SÃO PAULO, SP (FOLHAPRESS) – Tricampeão mundial de surfe na modalidade longboard, o carioca Phil Rajzman, 42, passava o Natal de 2023 com familiares e amigos no Havaí quando percebeu que havia algo de errado com seu corpo.
Convivendo já havia algumas semanas com um incômodo na região da costela quando se deitava sobre a prancha para remar no mar em direção às ondas, o surfista pensou inicialmente que poderia se tratar de um quadro de gastrite.
Na ceia natalina, no entanto, ao comer um pouco além do habitual, sentiu-se mal, vomitou e percebeu que a situação poderia ser mais grave. Após consultas com médicos no Havaí e no Brasil, teve o diagnóstico de linfoma não Hodgkin, um tipo de câncer que afeta o sistema linfático.
Logo em seguida vieram as pesadas sessões de quimioterapia que o deixaram bastante debilitado. Em meados de junho de 2024, Phil se preparava para ser internado no hospital para um transplante de medula como parte do tratamento.
Após uma bateria de exames pré-operatórios, para surpresa dos médicos, os resultados apontaram que o paciente estava curado, sem mais a necessidade do transplante. “Eu penso que foi um milagre”, afirmou Phil, emocionado, à Folha. “Foi a maior vitória da minha vida.”
Ele acredita que seu histórico como atleta de elite por mais de duas décadas tenha sido importante na recuperação. Segundo o surfista, além do preparo físico, o aspecto mental e a resiliência para se manter focado em busca de um objetivo, mesmo em uma circunstância difícil como o combate a um câncer, foram decisivos.
“Você manter-se ativo, continuar se alimentando, dormindo o período que tem que dormir, acordando, levantando, saindo da cama, alimentando-se bem, mantendo a cabeça boa… Acho que o esporte, a cabeça de atleta, fez toda a diferença”, afirmou Phil. Ele usou canabidiol, que considerou importante para a manutenção do apetite e o necessário descanso à noite.
“O tratamento é doloroso, horrível. Mas eu tinha a opção de ficar pensando nesses problemas e a opção de focar o objetivo final. Você ter uma família, amigos, um esporte que ama, são coisas que motivam a estar vivo.”
Quando ainda enfrentava a doença, Rajzman precisou voltar ao Havaí, onde reside por seis meses ao ano, para resolver pendências burocráticas. Na ocasião, ao aterrissar na ilha, percebeu que as ondas estavam perfeitas para a prática do surfe e, mesmo longe de suas melhores condições, pegou a prancha e foi ao mar.

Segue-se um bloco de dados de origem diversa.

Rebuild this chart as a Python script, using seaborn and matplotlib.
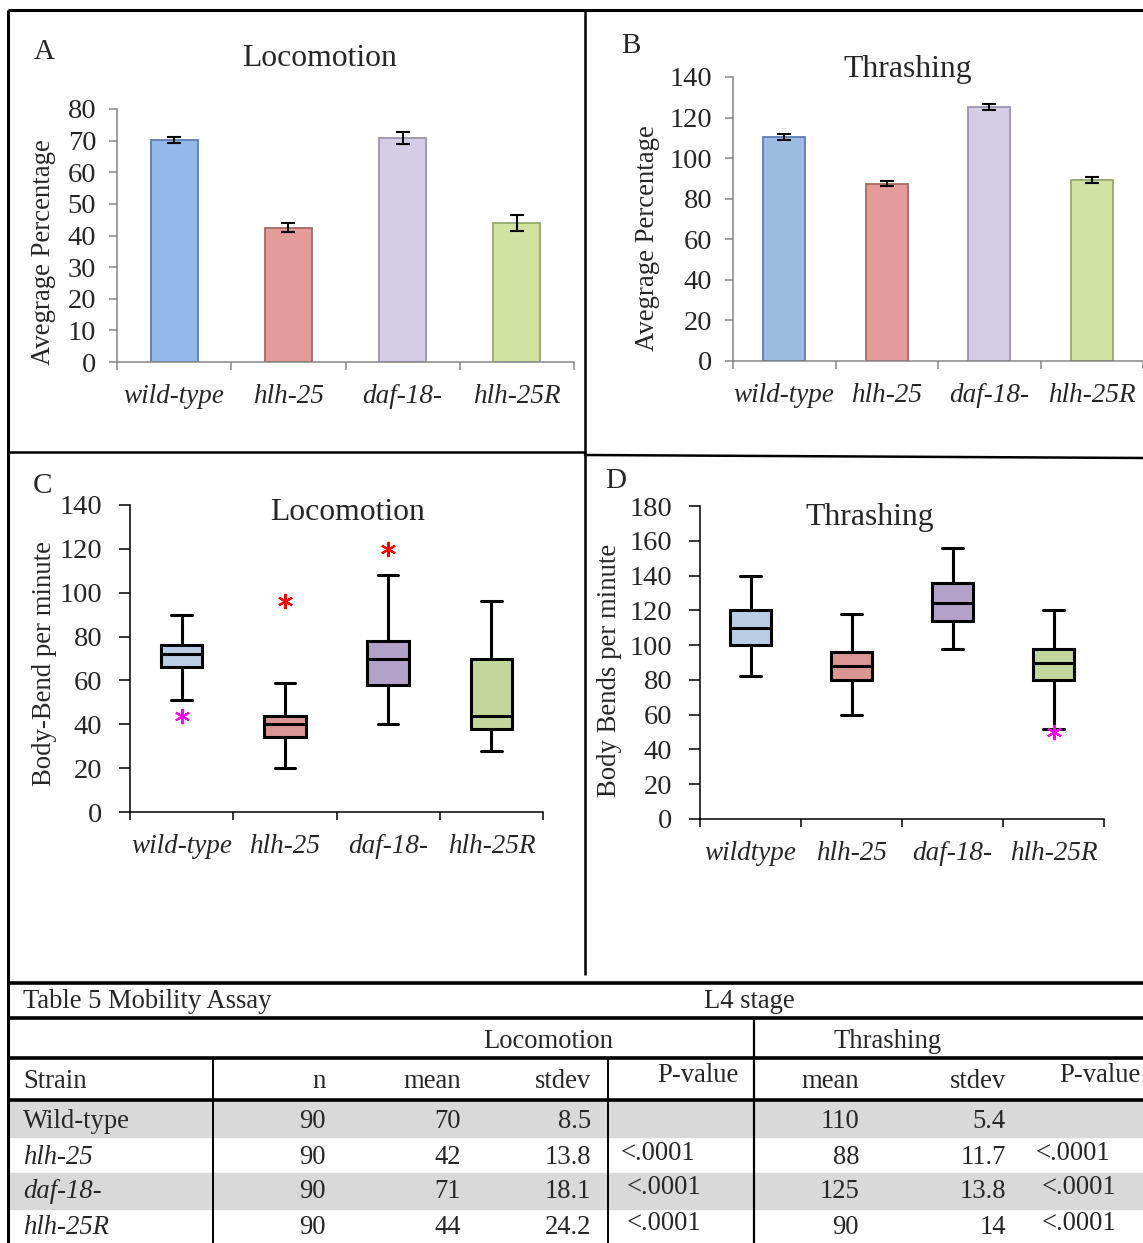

“Tive aquela sensação de novo de estar dentro do tubo, de pegar uma onda grande. Aquilo me fez reviver essa sensação de bem-estar. No meio do processo todo, eu voltei a me sentir pleno, feliz, encantado com a natureza e falei: ‘Cara, isso é Deus, estou conectado com Deus, é uma mensagem me dizendo que vou ficar bem, vou viver isso mais vezes na minha vida'”, recordou.
No fim de outubro, recuperado, ele já estava de volta às competições. Na praia de Itacoatiara, em Niterói, ficou com o vice-campeonato no torneio Tunel Crew Shootout 2024, perdendo a decisão para o amigo de longa data Raoni Monteiro.
Cerca de dois meses depois, de volta ao Havaí, subiu ao lugar mais alto do pódio na tradicional competição Hale´Iwa International Open, uma das poucas que ainda não havia conquistado.
Embora não tenha o mesmo preparo físico de jovens atletas que agora são seus adversários, Phil disse ter se apoiado na experiência adquirida ao longo de décadas em cima da prancha para adotar um posicionamento estratégico, à espera das melhores ondas.
“Acho que talvez tenha sido a primeira vez que a minha filha Coral, de cinco anos, tenha visto eu ganhar um evento entendendo o que está acontecendo, porque antes ela era muito novinha. E foi muito legal viver esse momento junto com ela”, sorriu
O surfista agora quer servir como um exemplo para outras pessoas que estão enfrentando o câncer.
“Meu sonho agora é voltar a ter patrocinadores que me permitam estar 100% voltado às competições e poder, de alguma forma, passar essa mensagem de que, muitas vezes, aparecem esses obstáculos na vida, mas que eles não servem para enfraquecer, muito pelo contrário, servem para fortalecer, para você sair daquilo mais forte.”